Un’interessante disamina parallela è quella di Dexinger circa la messianologia samaritana (pp.83-99). Anche qui troviamo la stessa cautela metodologica. L’autore tiene a distinguere la concezione del Tahev (= “il messia” o più letteralmente “colui che ritornerà”) come profeta futuro, dalle interpretazioni escatologiche di Dt 18,18, che offre la base per la concezione samaritana.

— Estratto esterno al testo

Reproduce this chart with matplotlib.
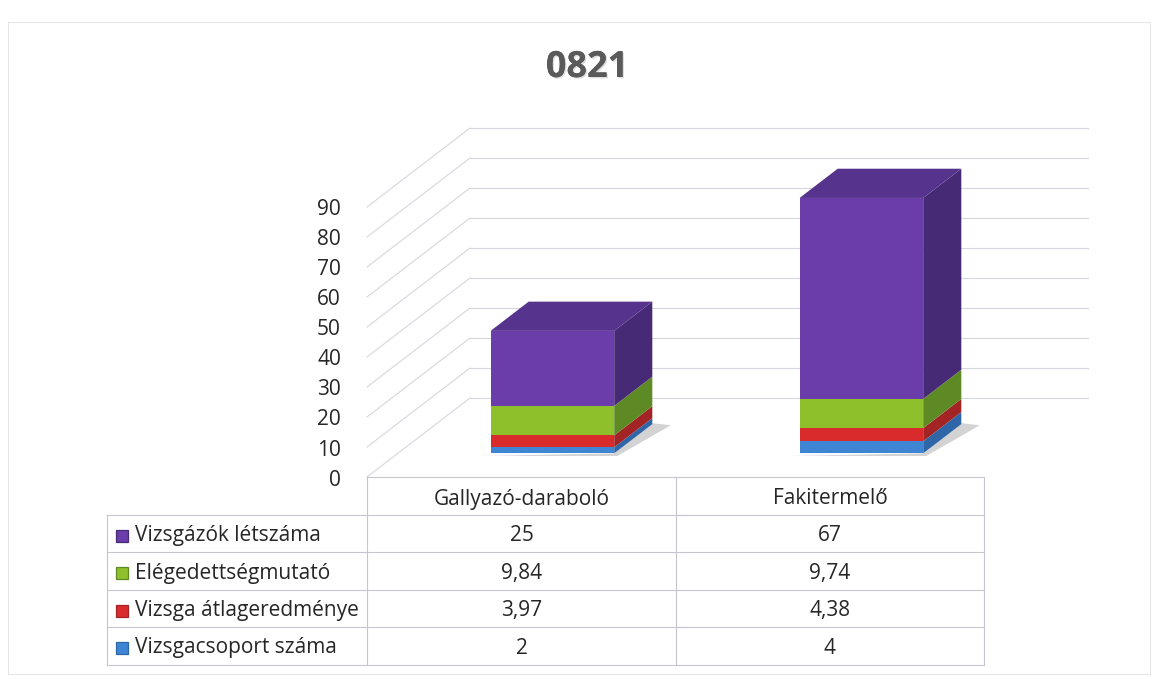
import matplotlib
matplotlib.use("Agg")
import matplotlib.pyplot as plt
from matplotlib.patches import Polygon, Rectangle
from matplotlib.lines import Line2D
import matplotlib.patheffects as pe
import numpy as np

plt.rcParams['font.family'] = ['Open Sans', 'DejaVu Sans']

# ---------------- data ----------------
title = "0821"
categories = ["Gallyazó-daraboló", "Fakitermelő"]
series_names = ["Vizsgacsoport száma", "Vizsga átlageredménye",
                "Elégedettségmutató", "Vizsgázók létszáma"]  # bottom -> top
vizsgacsoport = [2, 4]
atlageredmeny = [3.97, 4.38]
elegedettseg = [9.84, 9.74]
letszam = [25, 67]
table_labels = {
    "Vizsgázók létszáma": ["25", "67"],
    "Elégedettségmutató": ["9,84", "9,74"],
    "Vizsga átlageredménye": ["3,97", "4,38"],
    "Vizsgacsoport száma": ["2", "4"],
}
yticks = [0, 10, 20, 30, 40, 50, 60, 70, 80, 90]

# ---------------- styles ----------------
front_cols = ['#3E86D4', '#D92B2B', '#8DC02A', '#6A3DAA']
side_cols = ['#2E66A8', '#A32424', '#5E8A26', '#472A76']
top_col = '#56338C'
grid_col = '#D6D6DE'
txt_col = '#262626'
FS = 15

W, H = 1157, 679
fig = plt.figure(figsize=(W / 100, H / 100), dpi=100)
ax = fig.add_axes([0, 0, 1, 1])
ax.set_axis_off()

# pixel mapping of data space (front plane)
X0, SX = 367.0, 309.0   # x=0 at px 367, 1 category unit = 309 px
Y0, SY = 477.0, 3.0     # value 0 at px 477 (from top), 1 unit = 3 px
ax.set_xlim(-X0 / SX, (W - X0) / SX)
ax.set_ylim((Y0 - H) / SY, Y0 / SY)

# depth vector (full depth of the 3D box)
DX, DY = 103.0 / SX, 79.0 / SY
ncat = len(categories)

# back wall + left wall gridlines
for v in yticks:
    ax.plot([DX, ncat + DX], [v + DY, v + DY], color=grid_col, lw=0.8, zorder=1)
    ax.plot([0, DX], [v, v + DY], color=grid_col, lw=0.8, zorder=1)

# y tick labels
for v in yticks:
    ax.text(-26.0 / SX, v - 1.0, str(v), ha='right', va='center', fontsize=FS,
            color=txt_col, zorder=5)

# bars
data = np.array([vizsgacsoport, atlageredmeny, elegedettseg, letszam], dtype=float)
width = 0.4
fdx, fdy = 0.30 * DX, 0.30 * DY     # front face depth position
bdx, bdy = 0.37 * DX, 0.37 * DY     # bar depth
centers = np.arange(ncat) + 0.5 + fdx

# small soft shadows at bar feet
for i in range(ncat):
    xl = centers[i] - width / 2
    xr = centers[i] + width / 2
    sh = Polygon([(xl - 0.03, fdy - 0.9), (xr + 0.01, fdy - 0.9),
                  (xr + bdx + 0.06, fdy + bdy - 0.4), (xr + bdx, fdy + bdy + 0.3),
                  (xr, fdy)], closed=True, facecolor='#B0B0B0',
                 edgecolor='none', alpha=0.55, zorder=2)
    ax.add_patch(sh)

bottoms = np.zeros(ncat) + fdy
for s in range(data.shape[0]):
    vals = data[s]
    ax.bar(centers, vals, width=width, bottom=bottoms, color=front_cols[s],
           edgecolor='none', zorder=4)
    for i in range(ncat):
        xr = centers[i] + width / 2
        b, t = bottoms[i], bottoms[i] + vals[i]
        side = Polygon([(xr, b), (xr + bdx, b + bdy), (xr + bdx, t + bdy), (xr, t)],
                       closed=True, facecolor=side_cols[s], edgecolor='none', zorder=3)
        ax.add_patch(side)
    bottoms = bottoms + vals

for i in range(ncat):
    xl = centers[i] - width / 2
    xr = centers[i] + width / 2
    T = bottoms[i]
    top = Polygon([(xl, T), (xl + bdx, T + bdy), (xr + bdx, T + bdy), (xr, T)],
                  closed=True, facecolor=top_col, edgecolor='none', zorder=4)
    ax.add_patch(top)

# title
ax.text((587 - X0) / SX, (Y0 - 68) / SY, title, ha='center', va='center',
        fontsize=26, fontweight='bold', color='#5a5a5a',
        path_effects=[pe.withSimplePatchShadow(offset=(1, -1),
                                               shadow_rgbFace='#b0b0b0', alpha=0.4),
                      pe.Normal()])

# ---------------- data table (in figure pixel coords) ----------------
def fx(px):
    return px / W

def fy(py):
    return 1 - py / H

tab_left, col0_r, col1_r, tab_right = 107, 367, 676, 984
row_edges = [477, 515, 552, 590, 627, 665]
line_kw = dict(color='#C6C6CE', lw=0.8, transform=fig.transFigure, zorder=6)

# horizontal lines
fig.add_artist(Line2D([fx(col0_r), fx(tab_right)], [fy(row_edges[0])] * 2, **line_kw))
for r in row_edges[1:]:
    fig.add_artist(Line2D([fx(tab_left), fx(tab_right)], [fy(r)] * 2, **line_kw))
# vertical lines
fig.add_artist(Line2D([fx(tab_left)] * 2, [fy(row_edges[1]), fy(row_edges[-1])], **line_kw))
for c in [col0_r, col1_r, tab_right]:
    fig.add_artist(Line2D([fx(c)] * 2, [fy(row_edges[0]), fy(row_edges[-1])], **line_kw))

col_centers = [(col0_r + col1_r) / 2, (col1_r + tab_right) / 2]
hdr_y = (row_edges[0] + row_edges[1]) / 2 + 3
for j, cat in enumerate(categories):
    fig.text(fx(col_centers[j]), fy(hdr_y), cat, ha='center', va='center',
             fontsize=FS, color=txt_col)

table_order = list(reversed(range(len(series_names))))  # top row = top series
for k, s in enumerate(table_order):
    name = series_names[s]
    yc = (row_edges[k + 1] + row_edges[k + 2]) / 2 + 2
    ms = 12
    mx0 = 116
    fig.add_artist(Rectangle((fx(mx0), fy(yc + ms / 2)), ms / W, ms / H,
                             transform=fig.transFigure, facecolor=front_cols[s],
                             edgecolor=side_cols[s], lw=0.9, zorder=7))
    fig.text(fx(135), fy(yc), name, ha='left', va='center', fontsize=FS, color=txt_col)
    for j in range(ncat):
        fig.text(fx(col_centers[j]), fy(yc), table_labels[name][j], ha='center',
                 va='center', fontsize=FS, color=txt_col)

# faint outer chart border
fig.add_artist(Rectangle((fx(8), fy(674)), (1150 - 8) / W, (674 - 22) / H,
                         transform=fig.transFigure, facecolor='none',
                         edgecolor='#E6E6EA', lw=0.8, zorder=0))

fig.savefig("out.png", dpi=100)
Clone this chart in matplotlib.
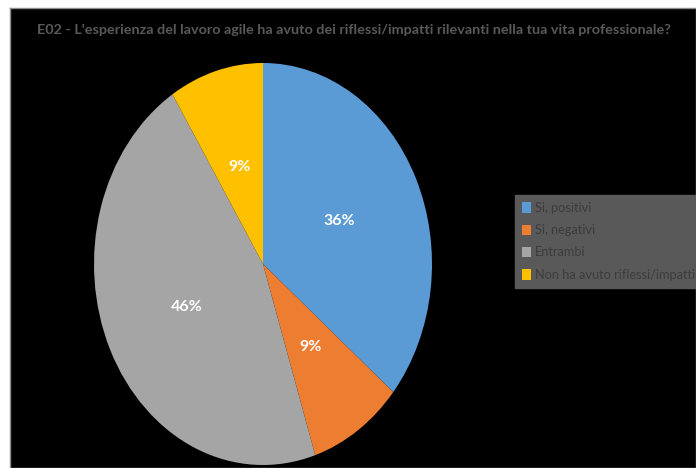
import matplotlib
matplotlib.use("Agg")
import matplotlib.pyplot as plt
from matplotlib.patches import Patch

plt.rcParams['font.family'] = ['Lato', 'DejaVu Sans']

title = "E02 - L'esperienza del lavoro agile ha avuto dei riflessi/impatti rilevanti nella tua vita professionale?"
categories = ["Si, positivi", "Si, negativi", "Entrambi", "Non ha avuto riflessi/impatti"]
values = [36, 9, 46, 9]
colors = ["#5B9BD5", "#ED7D31", "#A5A5A5", "#FFC000"]

W, H = 696, 468
fig = plt.figure(figsize=(W / 100, H / 100), dpi=100, facecolor="white")
renderer = fig.canvas.get_renderer()

weight_of = {title: "bold", categories[-1]: "normal"}


def fit_size(txt, width_px, base=12):
    t = fig.text(0, 0, txt, fontsize=base, fontweight=weight_of[txt])
    w = t.get_window_extent(renderer).width
    t.remove()
    return base * width_px / w


# black chart area with thin grey border
bg = fig.add_axes([10 / W, 0, (W - 10) / W, (H - 8) / H])
bg.set_facecolor("black")
bg.set_xticks([]); bg.set_yticks([])
for s in bg.spines.values():
    s.set_color("#8c8c8c"); s.set_linewidth(1)

fig.text(0.5 + 6 / W, 1 - 30 / H, title, ha="center", va="center",
         color="#595959", fontsize=fit_size(title, 630), fontweight="bold")

# pie drawn as an ellipse: axes box matches the pie extent
cx, cy, rx, ry = 263, 264, 169, 201
ax = fig.add_axes([(cx - rx) / W, (H - cy - ry) / H, 2 * rx / W, 2 * ry / H])
ax.set_facecolor("none")
ax.axis("off")
wedges, texts, autotexts = ax.pie(
    values, colors=colors, startangle=90, counterclock=False,
    autopct=lambda p: f"{p:.0f}%", pctdistance=0.5,
    wedgeprops=dict(linewidth=0),
    textprops=dict(color="white", fontsize=11.5, fontweight="bold"))
ax.set_aspect("auto")
ax.set_xlim(-1, 1); ax.set_ylim(-1, 1)

leg_fs = fit_size(categories[-1], 160)
handles = [Patch(facecolor=c, edgecolor="none") for c in colors]
leg = fig.legend(handles, categories, loc="upper left",
                 bbox_to_anchor=(515 / W, 1 - 195 / H),
                 frameon=True, fancybox=False, fontsize=leg_fs,
                 handlelength=0.7, handleheight=0.9, handletextpad=0.3,
                 labelspacing=0.8, borderpad=0.55, borderaxespad=0)
leg.get_frame().set_facecolor("#595959")
leg.get_frame().set_edgecolor("#595959")
leg.get_frame().set_alpha(1)
for t in leg.get_texts():
    t.set_color("#3c3c3c")

fig.savefig("out.png", dpi=100, facecolor=fig.get_facecolor())
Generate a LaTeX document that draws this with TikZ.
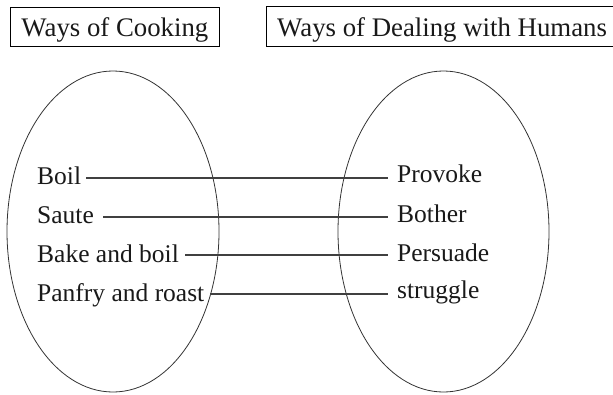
\documentclass[tikz,border=0pt]{standalone}
\usepackage{fontspec}
\setmainfont{Liberation Serif}
\begin{document}
\begin{tikzpicture}[x=1pt,y=-1pt,
  titletext/.style={anchor=base west, inner xsep=11pt,
    font=\fontsize{26.8}{30}\selectfont, text=black!90,
    text height=22pt, text depth=3pt, inner ysep=7pt},
  titlebox/.style={titletext, draw=black, line width=0.9pt},
  titleframe/.style={draw=black, line width=0.9pt},
  leftitem/.style={anchor=base west, inner sep=0pt,
    font=\fontsize{25.5}{30}\selectfont, text=black!90},
  rightitem/.style={anchor=base west, inner xsep=9pt, inner ysep=0pt,
    font=\fontsize{25.5}{30}\selectfont, text=black!90},
  setoutline/.style={draw=black!80, line width=0.8pt},
  link/.style={draw=black!75, line width=1.2pt}]
\useasboundingbox (0,0) rectangle (613,394);

% headings
\node[titlebox] (cooking) at (10,36) {Ways of Cooking};
\node[titletext] (humans) at (266,36) {Ways of Dealing with Humans};
% the frame of the second heading runs on past the right edge of the page
\draw[titleframe] ([xshift=380pt]humans.north west) -- (humans.north west)
  -- (humans.south west) -- ([xshift=380pt]humans.south west);

% the two sets
\draw[setoutline] (113,231.5) ellipse [x radius=106, y radius=160.5];
\draw[setoutline] (443.5,231.5) ellipse [x radius=105.5, y radius=160.5];

% cooking methods
\node[leftitem] (boil)   at (37,184) {Boil};
\node[leftitem] (saute)  at (37,223) {Saute};
\node[leftitem] (bake)   at (37,262) {Bake and boil};
\node[leftitem] (panfry) at (37,301) {Panfry and roast};

% ways of dealing with humans
\node[rightitem] (provoke)  at (388,182) {Provoke};
\node[rightitem] (bother)   at (388,222) {Bother};
\node[rightitem] (persuade) at (388,261) {Persuade};
\node[rightitem] (struggle) at (388,298) {struggle};

% start points of the links
\coordinate (s1) at (86,178);
\coordinate (s2) at (103,217);
\coordinate (s3) at (185,255);
\coordinate (s4) at (210,294);

\draw[link] (s1) -- (s1 -| provoke.west);
\draw[link] (s2) -- (s2 -| bother.west);
\draw[link] (s3) -- (s3 -| persuade.west);
\draw[link] (s4) -- (s4 -| struggle.west);
\end{tikzpicture}
\end{document}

Un po’ di equilibrio rispetto all’atteggiamento minimalista che caratterizza il libro, lo porta il saggio di J.J. Collins (pp.  100-119), il quale offre maggiori speranze di ottenere indizi di messianologia, utili per il raffronto con il NT in genere e con la cristologia in specie, proprio grazie alla pubblicazione di testi apparsi dal 1991 in poi: il frammento della Regola della Guerra 4Q285 (vi si parla di una figura messianica regale o davidica di cui si farà eco l’Apocalisse), 4Q246 (il messia come figlio di Dio) (in questo il Collins è contro l’opinione di J. Fitzmyer, il quale nega il carattere messianico del titolo), 4Q521 (un messia in veste profetica).

Una posizione similare è mantenuta dall’articolo di C.E. Evans (pp. 135-153), il quale analizza quattro testi, 1Q28a, 4Q174, 4Q246, 4Q534, più un testo di recente pubblicazione, 4Q369, e ne evince la presenza di indizi messianici.

Dei frammenti di 4Q252 si occupa invece l’ Oegema (pp. 154-174). In tale testo, egli, pur rilevandovi la figura di un davidide, ne nega il valore messianico.

Con lo studio di 4Q246 da parte dello Zimmermann (pp. 175-188) si torna a posizioni più possibiliste.

Un inventario dei passaggi messianici e una congrua bibliografia concludono quest’opera che può ritenersi una solida base di partenza per qualsiasi futura indagine cristologica che voglia confrontarsi innanzi tutto con le premesse storiche e bibliche del tema.